GOAL: Print the listing as it stands, omitting all images.

***** STORED DATA *****

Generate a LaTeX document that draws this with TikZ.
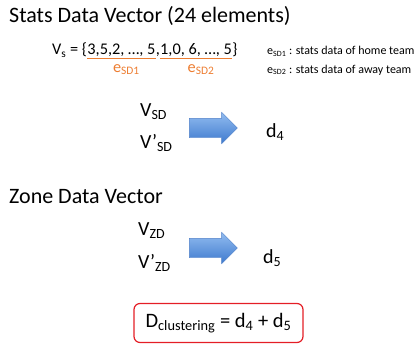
\documentclass[tikz,border=0pt]{standalone}
\usepackage{fontspec}
\setmainfont{Carlito}
\usetikzlibrary{shapes.arrows}

\definecolor{officeorange}{RGB}{237,125,49}
\definecolor{arrowtop}{RGB}{146,188,240}
\definecolor{arrowbot}{RGB}{62,122,206}
\definecolor{arrowline}{RGB}{80,128,200}
\definecolor{boxred}{RGB}{228,30,38}

\newcommand{\lo}[1]{\textsubscript{#1}}

\begin{document}
\begin{tikzpicture}[x=1pt, y=-1pt,
  txt/.style={inner sep=0pt, anchor=base west},
  head/.style={txt, font=\fontsize{22}{26}\selectfont},
  vec/.style={txt, font=\fontsize{20}{24}\selectfont},
  small/.style={txt, font=\fontsize{12}{14}\selectfont},
  part/.style={inner sep=0pt, anchor=base west, font=\fontsize{16.3}{19}\selectfont},
  blockarrow/.style={single arrow, draw=arrowline, top color=arrowtop, bottom color=arrowbot,
    minimum height=48pt, inner xsep=0pt, inner ysep=9.5pt, single arrow head extend=6pt,
    single arrow head indent=0pt, line width=0.4pt}]
  \useasboundingbox (0,0) rectangle (417,345);

  % stats data vector
  \node[head] (stitle) at (9,23) {Stats Data Vector (24 elements)};

  \node[part] (vs) at (52,55) {V\lo{s} = \{};
  \node[part] (home) at (vs.base east) {3,5,2, …, 5};
  \node[part] (comma) at (home.base east) {,};
  \node[part] (away) at (comma.base east) {1,0, 6, …, 5};
  \node[part] (close) at (away.base east) {\}};

  \draw[officeorange, line width=1pt] ([yshift=-3.5pt]home.base west) -- ([yshift=-3.5pt]home.base east);
  \draw[officeorange, line width=1pt] ([yshift=-3.5pt]away.base west) -- ([yshift=-3.5pt]away.base east);
  \node[part, anchor=base, text=officeorange] (esd1) at ([xshift=5pt, yshift=-17pt]home.base) {e\lo{SD1}};
  \node[part, anchor=base, text=officeorange] (esd2) at ([xshift=5pt, yshift=-17pt]away.base) {e\lo{SD2}};

  \node[small] (note1) at (267,55) {e\lo{SD1} : stats data of home team};
  \node[small] (note2) at (267,73) {e\lo{SD2} : stats data of away team};

  \node[vec] (vsd) at (140,116) {V\lo{SD}};
  \node[vec] (vsdp) at (140,148) {V’\lo{SD}};
  \node[blockarrow] (arr1) at (208.5,128) {};
  \node[vec] (d4) at (266,137) {d\lo{4}};

  % zone data vector
  \node[head] (ztitle) at (9,203) {Zone Data Vector};

  \node[vec] (vzd) at (138,235) {V\lo{ZD}};
  \node[vec] (vzdp) at (138,268) {V’\lo{ZD}};
  \node[blockarrow] (arr2) at (208.5,248) {};
  \node[vec] (d5) at (263,263) {d\lo{5}};

  % total distance
  \node[draw=boxred, line width=1.2pt, rounded corners=6pt, minimum width=169pt, minimum height=39pt,
    font=\fontsize{20.5}{24}\selectfont] (dbox) at (218.5,323) {D\lo{clustering} = d\lo{4} + d\lo{5}};
\end{tikzpicture}
\end{document}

*****

PROBLEM SOLUTION:
Generate a LaTeX document that draws this with TikZ.
\documentclass[tikz,border=0pt]{standalone}
\usepackage{fontspec}
\setmainfont{Carlito}
\usetikzlibrary{shapes.arrows}

\definecolor{officeorange}{RGB}{237,125,49}
\definecolor{arrowtop}{RGB}{146,188,240}
\definecolor{arrowbot}{RGB}{62,122,206}
\definecolor{arrowline}{RGB}{80,128,200}
\definecolor{boxred}{RGB}{228,30,38}

\newcommand{\lo}[1]{\textsubscript{#1}}

\begin{document}
\begin{tikzpicture}[x=1pt, y=-1pt,
  txt/.style={inner sep=0pt, anchor=base west},
  head/.style={txt, font=\fontsize{22}{26}\selectfont},
  vec/.style={txt, font=\fontsize{20}{24}\selectfont},
  small/.style={txt, font=\fontsize{12}{14}\selectfont},
  part/.style={inner sep=0pt, anchor=base west, font=\fontsize{16.3}{19}\selectfont},
  blockarrow/.style={single arrow, draw=arrowline, top color=arrowtop, bottom color=arrowbot,
    minimum height=48pt, inner xsep=0pt, inner ysep=9.5pt, single arrow head extend=6pt,
    single arrow head indent=0pt, line width=0.4pt}]
  \useasboundingbox (0,0) rectangle (417,345);

  % stats data vector
  \node[head] (stitle) at (9,23) {Stats Data Vector (24 elements)};

  \node[part] (vs) at (52,55) {V\lo{s} = \{};
  \node[part] (home) at (vs.base east) {3,5,2, …, 5};
  \node[part] (comma) at (home.base east) {,};
  \node[part] (away) at (comma.base east) {1,0, 6, …, 5};
  \node[part] (close) at (away.base east) {\}};

  \draw[officeorange, line width=1pt] ([yshift=-3.5pt]home.base west) -- ([yshift=-3.5pt]home.base east);
  \draw[officeorange, line width=1pt] ([yshift=-3.5pt]away.base west) -- ([yshift=-3.5pt]away.base east);
  \node[part, anchor=base, text=officeorange] (esd1) at ([xshift=5pt, yshift=-17pt]home.base) {e\lo{SD1}};
  \node[part, anchor=base, text=officeorange] (esd2) at ([xshift=5pt, yshift=-17pt]away.base) {e\lo{SD2}};

  \node[small] (note1) at (267,55) {e\lo{SD1} : stats data of home team};
  \node[small] (note2) at (267,73) {e\lo{SD2} : stats data of away team};

  \node[vec] (vsd) at (140,116) {V\lo{SD}};
  \node[vec] (vsdp) at (140,148) {V’\lo{SD}};
  \node[blockarrow] (arr1) at (208.5,128) {};
  \node[vec] (d4) at (266,137) {d\lo{4}};

  % zone data vector
  \node[head] (ztitle) at (9,203) {Zone Data Vector};

  \node[vec] (vzd) at (138,235) {V\lo{ZD}};
  \node[vec] (vzdp) at (138,268) {V’\lo{ZD}};
  \node[blockarrow] (arr2) at (208.5,248) {};
  \node[vec] (d5) at (263,263) {d\lo{5}};

  % total distance
  \node[draw=boxred, line width=1.2pt, rounded corners=6pt, minimum width=169pt, minimum height=39pt,
    font=\fontsize{20.5}{24}\selectfont] (dbox) at (218.5,323) {D\lo{clustering} = d\lo{4} + d\lo{5}};
\end{tikzpicture}
\end{document}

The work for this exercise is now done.